体調を崩し、ソファーに寝転がってテレビをつけ何気なくみていると、よくテレビにでているコメンテーターが未承認のエボラ治療薬使用について、人体実験であり、止めるべきで、それよりも感染経路を特定するほうが先だと力説していました。果たしてそうなのでしょうか。
たとえそう思ったとしても、なぜ未承認のエボラ治療薬の使用を世界保健機関(WHO)専門家委員会が、条件付きとはいえなぜ認めたのかの理由もあわせて紹介すべきでしょう。居酒屋談義ならいいのですが、公的な電波をつかっている番組での発言としてはあまりにも不適切だと感じました。

新型インフルエンザなどと比べて感染力は弱いとされていますが、問題は、感染した場合の致死率が50%〜90%と極めて高いことです。治療法もなく、感染拡大を防ぐ決め手を欠き、死者が増え続けている深刻な事態に陥っているなかでWHOが致死率と未承認薬で副作用が生じるリスクを天秤にかけて、使用許可に踏み切った判断のほうがバランス感覚を持っていると感じます。

このコメンテーターに感じるのは、企業は悪だ、利益を得るためには手段を選ばないという先入観です。
未承認のエボラ治療薬、使用は倫理的=WHO委員会 | Reuters

問題は、とくに国境なき医師団など、現地で治療にあたっている人たちへの感染防止や治療方法がなければ、下手をすると治療にあたるチームそのものがなくなってしまいます。患者の体液に触れると感染することを考えれば、医療チームは厳しいリスクにさらされているのです。

それに感染ルートですが、緊急事態で感染ルート解明に時間をかけている間に、感染が広がっていくことは放置しろとでも言うのでしょうか。林先生ではありませんが、手を打つとすれば「今」でしょう。それが現場感覚だと思います。

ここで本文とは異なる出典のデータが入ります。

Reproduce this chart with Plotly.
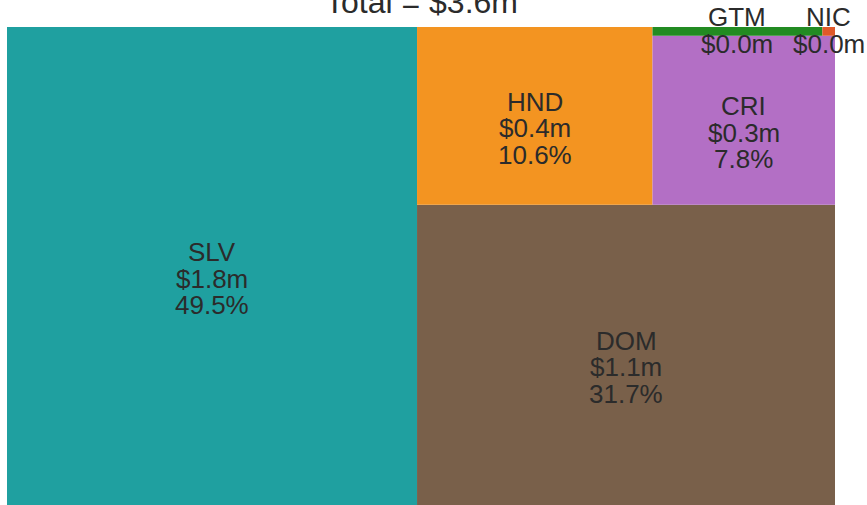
import plotly.graph_objects as go

# ---- data ----
countries = ["SLV", "DOM", "HND", "CRI", "GTM", "NIC"]
values_m = [1.78, 1.14, 0.38, 0.28, 0.0135, 0.001]   # USD millions
colors = ["#1fa0a0", "#79604a", "#f39421", "#b36fc5", "#228b22", "#e0592a"]
title_prefix = "Total = "


# ---- squarify layout (same algorithm as the squarify package) ----
def normalize_sizes(sizes, dx, dy):
    total = sum(sizes)
    return [s * dx * dy / total for s in sizes]


def layoutrow(sizes, x, y, dx, dy):
    width = sum(sizes) / dy
    rects = []
    for s in sizes:
        rects.append(dict(x=x, y=y, dx=width, dy=s / width))
        y += s / width
    return rects


def layoutcol(sizes, x, y, dx, dy):
    height = sum(sizes) / dx
    rects = []
    for s in sizes:
        rects.append(dict(x=x, y=y, dx=s / height, dy=height))
        x += s / height
    return rects


def layout(sizes, x, y, dx, dy):
    return layoutrow(sizes, x, y, dx, dy) if dx >= dy else layoutcol(sizes, x, y, dx, dy)


def leftover(sizes, x, y, dx, dy):
    if dx >= dy:
        w = sum(sizes) / dy
        return x + w, y, dx - w, dy
    h = sum(sizes) / dx
    return x, y + h, dx, dy - h


def worst_ratio(sizes, x, y, dx, dy):
    return max(max(r["dx"] / r["dy"], r["dy"] / r["dx"]) for r in layout(sizes, x, y, dx, dy))


def squarify(sizes, x, y, dx, dy):
    sizes = list(map(float, sizes))
    if len(sizes) == 0:
        return []
    if len(sizes) == 1:
        return layout(sizes, x, y, dx, dy)
    i = 1
    while i < len(sizes) and worst_ratio(sizes[:i], x, y, dx, dy) >= worst_ratio(sizes[:i + 1], x, y, dx, dy):
        i += 1
    cur, rem = sizes[:i], sizes[i:]
    lx, ly, ldx, ldy = leftover(cur, x, y, dx, dy)
    return layout(cur, x, y, dx, dy) + squarify(rem, lx, ly, ldx, ldy)


NX, NY = 100.0, 100.0
rects = squarify(normalize_sizes(values_m, NX, NY), 0, 0, NX, NY)
total = sum(values_m)

fig = go.Figure()
annotations = []
text_color = "#2b2b2b"
line_step = 26.5

for name, v, col, r in zip(countries, values_m, colors, rects):
    x0, y0, x1, y1 = r["x"], r["y"], r["x"] + r["dx"], r["y"] + r["dy"]
    fig.add_trace(go.Scatter(
        x=[x0, x1, x1, x0, x0], y=[y0, y0, y1, y1, y0],
        mode="lines", fill="toself", fillcolor=col,
        line=dict(width=0, color=col), hoverinfo="text",
        text=f"{name}", showlegend=False,
    ))
    pct = 100 * v / total
    lines = [name, f"${v:.1f}m"]
    if pct >= 1:
        lines.append(f"{pct:.1f}%")
    cx, cy = (x0 + x1) / 2, (y0 + y1) / 2
    for i, t in enumerate(lines):
        annotations.append(dict(
            x=cx, y=cy, xref="x", yref="y", text=t, showarrow=False,
            xanchor="center", yanchor="middle",
            yshift=14 - line_step * i,
            font=dict(family="Liberation Sans, Arial, sans-serif", size=26, color=text_color),
        ))

annotations.append(dict(
    x=0.5, y=1, xref="paper", yref="paper", text=f"{title_prefix}${total:.1f}m",
    showarrow=False, xanchor="center", yanchor="bottom", yshift=5,
    font=dict(family="Liberation Sans, Arial, sans-serif", size=32, color=text_color),
))

fig.update_layout(
    width=867, height=505,
    margin=dict(l=7, r=32, t=27, b=0),
    paper_bgcolor="white", plot_bgcolor="white",
    xaxis=dict(range=[0, NX], visible=False, fixedrange=True),
    yaxis=dict(range=[0, NY], visible=False, fixedrange=True),
    annotations=annotations,
    showlegend=False,
)

fig.write_html("out.html", config={"displayModeBar": False},
               post_script="document.body.style.margin='0';")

コウモリが宿主となっているという説が有望で、アフリカではコウモリを食べるので、それで感染が広がっている可能性が高いとされています。そうだとすれば、情報の伝達手段が進んでいる先進国とは状況が異なり、コウモリを食べる危険性を周知徹底することがはたして可能なのかも考慮されなければなりません。

そんなことよりも、この候補の治療薬のひとつに、日本の富士フイルムが開発中のワクチンがはいっていることを伝えるべきではないでしょうか。傘下の富山化学が開発し、米国FDAも有望視し、開発費の補助を行なっているものです。

このコメンテーターはそのことには触れていなかったので、知らなかったのではないかとすら疑いたくなります。経済ジャーナリストを標榜していて、経済ニュースを見ていないのでしょうか。市場が反応して株価があがったことも他のメディアでは報じられていました。
米、エボラ熱の新薬実用化急ぐ 富士フイルムなど優先審査 :日本経済新聞
米政府機関、エボラ治療で富士フイルムの薬を申請へ - MSN産経ニュース
富士フイルム株が急騰、年初来高値 エボラ出血熱に同社インフル薬有望で : J-CASTニュース

富士フイルムがエボラ熱に効く新薬を開発していることには、唐突な印象を受ける人も多いかもしれません。しかし同社がとっている戦略をたどれば、医薬品開発に注力していることは理にかなっています。その背景については昨日に発行したBLOGOSのメルマガで書かせていただきました。
唐突ではなかった富士フイルムのエボラ出血熱新薬

それにしても、体調を崩すことがなければ、見なかった情報番組ですが、内容の酷さには呆れ果てました。番組を面白くするために、タレント化した、鮮度もない「コメンテーター」を使うというのもどうなんでしょうね。

ちなみに、病院に行って検査してもらうと、医者から最近鶏刺し身を食べたかと聞かれました。体調を崩した原因はどうも鶏刺し身による食中毒だった可能性が高いようです。コウモリを食べて、エボラ出血熱に感染するよりはましだとは思いましたが。